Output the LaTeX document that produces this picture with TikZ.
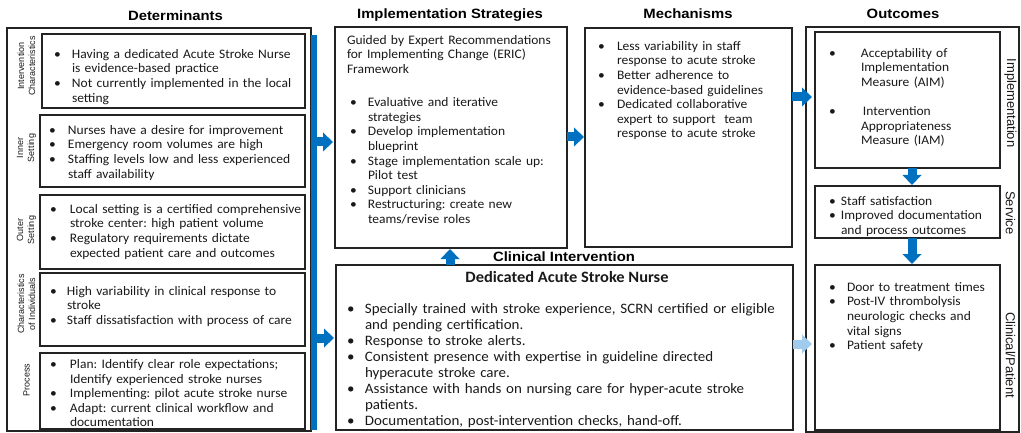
\documentclass[tikz,border=0pt]{standalone}
\usepackage{fontspec}
\setmainfont[FakeStretch=1.04]{Carlito}
\newfontfamily\hfont[FakeStretch=1.1]{Liberation Sans}
\newfontfamily\lfont{Liberation Sans}
\usetikzlibrary{arrows.meta}
\definecolor{ablue}{RGB}{0,112,192}
\definecolor{lblue}{RGB}{160,203,236}
\definecolor{edge}{RGB}{35,35,35}
\definecolor{ink}{RGB}{25,25,25}
\frenchspacing
% hanging bullet item: bullet at the left edge, text indented by \bgap
\newlength\bgap
\newcommand\itm{\par\leftskip=\bgap\noindent\llap{\hbox to\bgap{\strut•\hfil}}}
\begin{document}
\begin{tikzpicture}[x=1pt,y=-1pt, text=ink,
  frame/.style={draw=edge, line width=1.3pt, inner sep=0pt, outer sep=0pt, anchor=north west},
  txt/.style={anchor=north west, inner sep=0pt, outer sep=0pt, align=left, text width=#1,
    font=\fontsize{13}{14.6}\selectfont, execute at begin node={\parindent=0pt\frenchspacing}},
  bigtxt/.style={txt=#1, font=\fontsize{14.4}{16.1}\selectfont},
  ttl/.style={text=black, font=\hfont\bfseries\fontsize{13.5}{16}\selectfont, text height=9.7pt, text depth=0pt, inner sep=0pt},
  sidel/.style={rotate=90, align=center, inner sep=0pt, font=\lfont\fontsize{9}{11}\selectfont},
  sider/.style={rotate=-90, inner sep=0pt, font=\lfont\fontsize{13}{15}\selectfont},
  ar/.style={draw=#1, line width=9pt, -{Triangle[width=19pt,length=10pt,line width=0pt 0]}},
]
\useasboundingbox (0,0) rectangle (1021,433);

% ---- titles ----
\node[ttl] (tdet)  at (175.5,16) {Determinants};
\node[ttl] (timpl) at (450,14)   {Implementation Strategies};
\node[ttl] (tmech) at (688,14)   {Mechanisms};
\node[ttl] (tout)  at (903,14)   {Outcomes};
\node[ttl] (tclin) at (564,257)  {Clinical Intervention};

% ---- determinants column ----
\node[frame, minimum width=304pt, minimum height=403pt] (det)   at (7,28)   {};
\node[frame, minimum width=263pt, minimum height=74pt]  (ic)    at (42,34)  {};
\node[frame, minimum width=265pt, minimum height=72pt]  (inner) at (40,115) {};
\node[frame, minimum width=265pt, minimum height=74pt]  (outer) at (40,195) {};
\node[frame, minimum width=265pt, minimum height=73pt]  (indiv) at (40,273) {};
\node[frame, minimum width=265pt, minimum height=76pt]  (proc)  at (40,353) {};
\node[fill=ablue, inner sep=0pt, outer sep=0pt, minimum width=5.5pt, minimum height=395pt, anchor=north west] (bar) at (311,35) {};

\node[sidel] (lic)   at (26.5,66)  {Intervention\\Characteristics};
\node[sidel] (lin)   at (26.5,148) {Inner\\Setting};
\node[sidel] (lout)  at (26.5,230) {Outer\\Setting};
\node[sidel] (lind)  at (26.5,304) {Characteristics\\of Individuals};
\node[sidel] (lproc) at (26.5,380) {Process};

\node[txt=300pt] (xic) at (54,43.8) {\setlength\bgap{18pt}%
  \itm Having a dedicated Acute Stroke Nurse\\is evidence-based practice
  \itm Not currently implemented in the local\\setting\par};
\node[txt=300pt] (xin) at (49,119.8) {\setlength\bgap{19pt}%
  \itm Nurses have a desire for improvement
  \itm Emergency room volumes are high
  \itm Staffing levels low and less experienced\\staff availability\par};
\node[txt=300pt] (xout) at (50,198.8) {\setlength\bgap{20pt}%
  \itm Local setting is a certified comprehensive\\stroke center: high patient volume
  \itm Regulatory requirements dictate\\expected patient care and outcomes\par};
\node[txt=300pt] (xind) at (50,280.8) {\setlength\bgap{17pt}%
  \itm High variability in clinical response to\\stroke
  \itm Staff dissatisfaction with process of care\par};
\node[txt=300pt] (xproc) at (50,353.8) {\setlength\bgap{20pt}%
  \itm Plan: Identify clear role expectations;\\Identify experienced stroke nurses
  \itm Implementing: pilot acute stroke nurse
  \itm Adapt: current clinical workflow and\\documentation\par};

% ---- implementation strategies ----
\node[frame, minimum width=232pt, minimum height=221pt] (impl) at (335,27) {};
\node[txt=250pt] (ximpl) at (347,33.8) {\strut Guided by Expert Recommendations\\for Implementing Change (ERIC)\\Framework\par};
\node[txt=250pt] (xstrat) at (350,92.2) {\setlength\bgap{18pt}%
  \itm Evaluative and iterative\\strategies
  \itm Develop implementation\\blueprint
  \itm Stage implementation scale up:\\Pilot test
  \itm Support clinicians
  \itm Restructuring: create new\\teams/revise roles\par};

% ---- mechanisms ----
\node[frame, minimum width=207pt, minimum height=219pt] (mech) at (585,28) {};
\node[txt=250pt] (xmech) at (598,35.8) {\setlength\bgap{19pt}%
  \itm Less variability in staff\\response to acute stroke
  \itm Better adherence to\\evidence-based guidelines
  \itm Dedicated collaborative\\expert to support\ \ team\\response to acute stroke\par};

% ---- clinical intervention ----
\node[frame, minimum width=457pt, minimum height=165pt] (clin) at (336,265) {};
\node[font=\bfseries\fontsize{15.8}{18}\selectfont, text height=10pt, text depth=0pt, inner sep=0pt] (tdasn) at (567,277) {Dedicated Acute Stroke Nurse};
\node[bigtxt=480pt] (xclin) at (347,296.9) {\setlength\bgap{18pt}%
  \itm Specially trained with stroke experience, SCRN certified or eligible\\and pending certification.
  \itm Response to stroke alerts.
  \itm Consistent presence with expertise in guideline directed\\hyperacute stroke care.
  \itm Assistance with hands on nursing care for hyper-acute stroke\\patients.
  \itm Documentation, post-intervention checks, hand-off.\par};

% ---- outcomes ----
\node[frame, minimum width=213pt, minimum height=405pt] (outc)  at (806,27)  {};
\node[frame, minimum width=185pt, minimum height=136pt] (oimpl) at (815,32)  {};
\node[frame, minimum width=185pt, minimum height=52pt]  (oserv) at (815,186) {};
\node[frame, minimum width=185pt, minimum height=165pt] (oclin) at (815,265) {};

\node[txt=200pt] (xoimpl) at (829,42.8) {\setlength\bgap{32pt}%
  \itm Acceptability of\\Implementation\\Measure (AIM)\par\vskip14.6pt
  \itm \hspace{2pt}Intervention\\Appropriateness\\Measure (IAM)\par};
\node[txt=200pt] (xoserv) at (829,190.8) {\setlength\bgap{12pt}%
  \itm Staff satisfaction
  \itm Improved documentation\\and process outcomes\par};
\node[txt=200pt] (xoclin) at (829,276.8) {\setlength\bgap{18pt}%
  \itm Door to treatment times
  \itm Post-IV thrombolysis\\neurologic checks and\\vital signs
  \itm Patient safety\par};

\node[sider] (ri) at (1010.5,103) {Implementation};
\node[sider] (rs) at (1010.5,213) {Service};
\node[sider] (rc) at (1010.5,355) {Clinical/Patient};

% ---- connectors ----
\coordinate (ya) at (0,142);
\coordinate (yb) at (0,338);
\coordinate (yc) at (0,137);
\coordinate (yd) at (0,97);
\coordinate (ye) at (0,344);
\coordinate (xa) at (450,0);
\coordinate (xb) at (912,0);
\draw[ar=ablue, shorten >=2pt] (bar.east |- ya) -- (impl.west |- ya);
\draw[ar=ablue, shorten >=2pt] (bar.east |- yb) -- (clin.west |- yb);
\draw[ar=ablue, shorten >=1pt] (impl.east |- yc) -- (mech.west |- yc);
\draw[ar=ablue, shorten >=3pt] (mech.east |- yd) -- (oimpl.west |- yd);
\draw[ar=lblue, shorten >=3pt] (clin.east |- ye) -- (oclin.west |- ye);
\draw[ar=ablue, shorten >=1pt] (clin.north -| xa) -- (impl.south -| xa);
\draw[ar=ablue, shorten >=1pt] (oimpl.south -| xb) -- (oserv.north -| xb);
\draw[ar=ablue, shorten >=1pt] (oserv.south -| xb) -- (oclin.north -| xb);
\end{tikzpicture}
\end{document}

## [TASK TO COMPLETE]
Wherever the word "with" occurs in a line of the listing, copy that line.

## [SOLUTION]
Output the LaTeX document that produces this picture with TikZ.
  \itm Staff dissatisfaction with process of care\par};
  \itm Specially trained with stroke experience, SCRN certified or eligible\\and pending certification.
  \itm Consistent presence with expertise in guideline directed\\hyperacute stroke care.
  \itm Assistance with hands on nursing care for hyper-acute stroke\\patients.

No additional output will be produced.